ROMA (WSI) – L’Italia ripiomba nuovamente nell’incubo dell’aumento Iva. Se il nostro Paese non riuscirà a ridurre la spesa pubblica o a incassare le tasse sperate scatterà l’aumento automatico dell’Iva tra i 2019 e il 2020 al 25%.
Si tratta delle famose clausole di salvaguardia, misure di riserva che permettono al Governo di modificare la politica fiscale nel caso in cui i conti pubblici non dovessero tornare. Da qui lo spettro dell’aumento dell’aliquota Iva dal 22 al 25 per cento che si traduce in un aggravio sui beni di largo consumo.
Secondo l’ufficio studi della Cgia di Mestre, i prodotti più colpiti dall’inevitabile rincaro saranno l’abbigliamento, le calzature, mobili ed elettrodomestici fino alle parcelle dei professionisti, strumenti musicali, articoli per giardinaggio, servizi di lavanderia, riparazione e noleggio di abiti, e infine bevande gassate, superalcolici, spumanti, birra, succhi di frutta, vino e perfino l’acqua minerale.
Non verranno toccate invece le aliquote al 4 e al 10%. La prima si applica a beni di prima necessità quali burro, formaggi e latticini, ortaggi, legumi, frutta, frumento, farina, olio, pasta, giornali, case di abitazione non di lusso, canoni di abbonamento alle radiodiffusioni, alimenti acquistati presso bar, ristoranti, prestazioni socio-sanitarie, appalti su edifici per prima casa.
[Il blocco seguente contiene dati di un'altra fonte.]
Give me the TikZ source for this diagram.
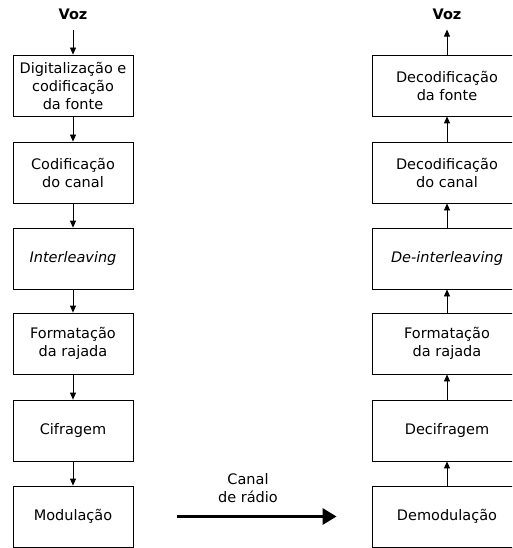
\documentclass[tikz,border=0pt]{standalone}
\usepackage{fontspec}
\setmainfont{DejaVu Sans}
\usetikzlibrary{arrows.meta}

\begin{document}
\begin{tikzpicture}[x=1pt, y=-1pt,
    block/.style={rectangle, draw=black, line width=0.8pt, fill=white,
        minimum width=120pt, minimum height=61pt, inner sep=2pt,
        align=center, font=\fontsize{14.5}{18}\selectfont},
    rblock/.style={block, minimum width=150pt},
    heading/.style={inner sep=10pt, font=\fontsize{14.5}{18}\selectfont\bfseries},
    flow/.style={line width=0.8pt, -{Triangle[length=7pt, width=6pt]}},
    channel/.style={line width=3pt, -{Triangle[length=14pt, width=16pt]}}
]
    \useasboundingbox (0,0) rectangle (512,548);
    \clip (0,0) rectangle (512,548);
    % emissor
    \node[heading] (vozin) at (73,14) {Voz};
    \node[block] (fonte) at (73,85.5) {Digitalização e\\codificação\\da fonte};
    \node[block] (canal) at (73,172.5) {Codificação\\do canal};
    \node[block] (inter) at (73,258.5) {\itshape Interleaving};
    \node[block] (rajada) at (73,343.5) {Formatação\\da rajada};
    \node[block] (cifra) at (73,430.5) {Cifragem};
    \node[block] (modul) at (73,516.5) {Modulação};
    % receptor
    \node[heading] (vozout) at (447,14) {Voz};
    \node[rblock] (dfonte) at (447,85.5) {Decodificação\\da fonte};
    \node[rblock] (dcanal) at (447,172.5) {Decodificação\\do canal};
    \node[rblock] (dinter) at (447,258.5) {\itshape De-interleaving};
    \node[rblock] (drajada) at (447,343.5) {Formatação\\da rajada};
    \node[rblock] (dcifra) at (447,430.5) {Decifragem};
    \node[rblock] (demod) at (447,516.5) {Demodulação};
    \node[align=center, font=\fontsize{14.5}{18}\selectfont] (radio) at (248,488) {Canal\\de rádio};
    \draw[flow] (vozin) -- (fonte);
    \draw[flow] (fonte) -- (canal);
    \draw[flow] (canal) -- (inter);
    \draw[flow] (inter) -- (rajada);
    \draw[flow] (rajada) -- (cifra);
    \draw[flow] (cifra) -- (modul);
    \draw[flow] (demod) -- (dcifra);
    \draw[flow] (dcifra) -- (drajada);
    \draw[flow] (drajada) -- (dinter);
    \draw[flow] (dinter) -- (dcanal);
    \draw[flow] (dcanal) -- (dfonte);
    \draw[flow] (dfonte) -- (vozout);
    \draw[channel, shorten <=44pt, shorten >=35pt] (modul) -- (demod);
\end{tikzpicture}
\end{document}
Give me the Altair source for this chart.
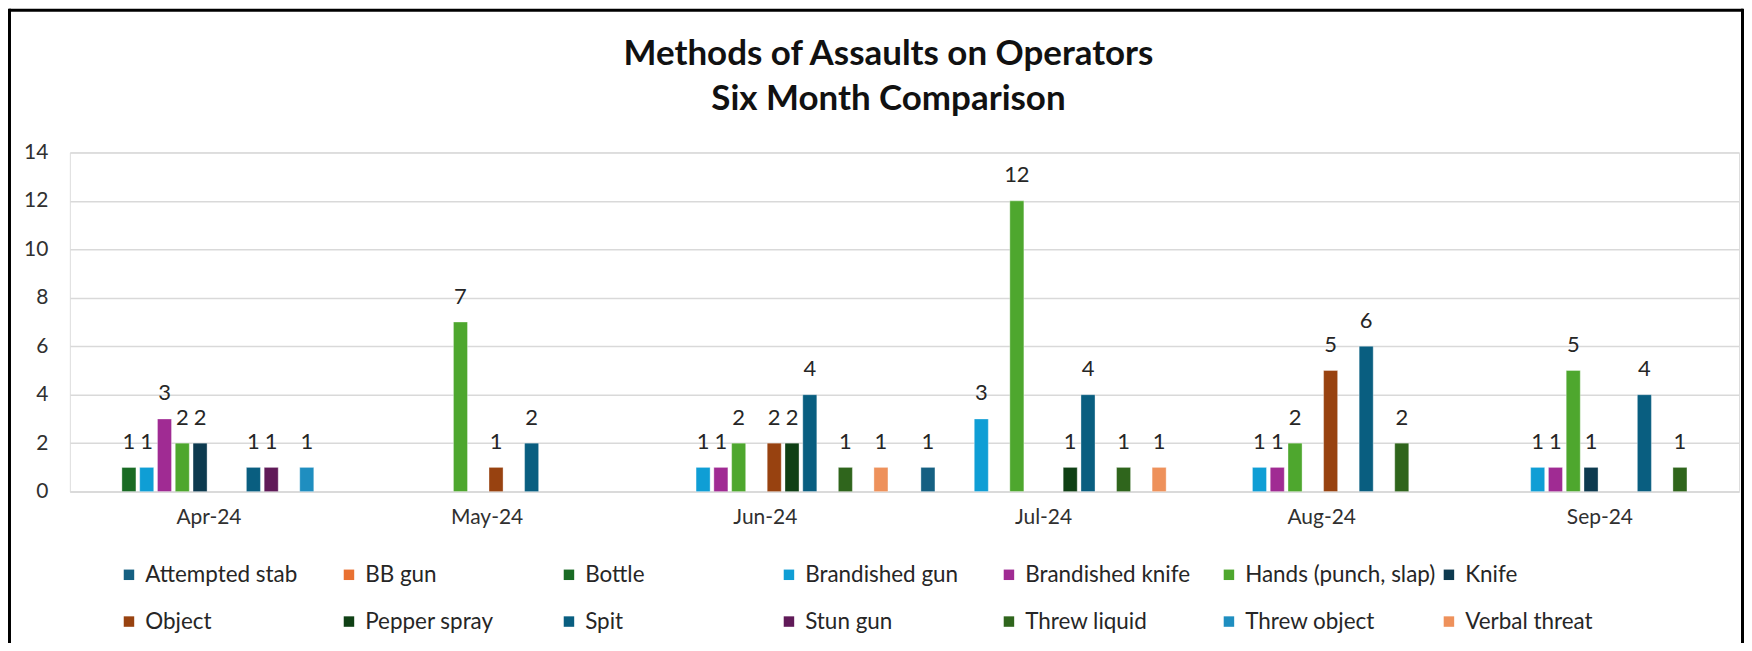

L’aliquota al 10% invece si applica su latte fresco, uova, miele, prodotti di origine animale, uva da vino, tè, spezie, riso, avena, zucchero, carne, pesce, yogurt, frutta, acqua, legna da ardere, energia elettrica per uso domestico, prodotti petroliferi per uso agricolo e per la pesca in acque interne, spettacoli teatrali di qualsiasi tipo. L’aumento dell’Iva si può evitare se il governo sarà in grado di trovare le risorse economiche. Non resta che attendere la legge di bilancio 2018, in dirittura d’arrivo per capire se si sarà o meno l’aumento Iva.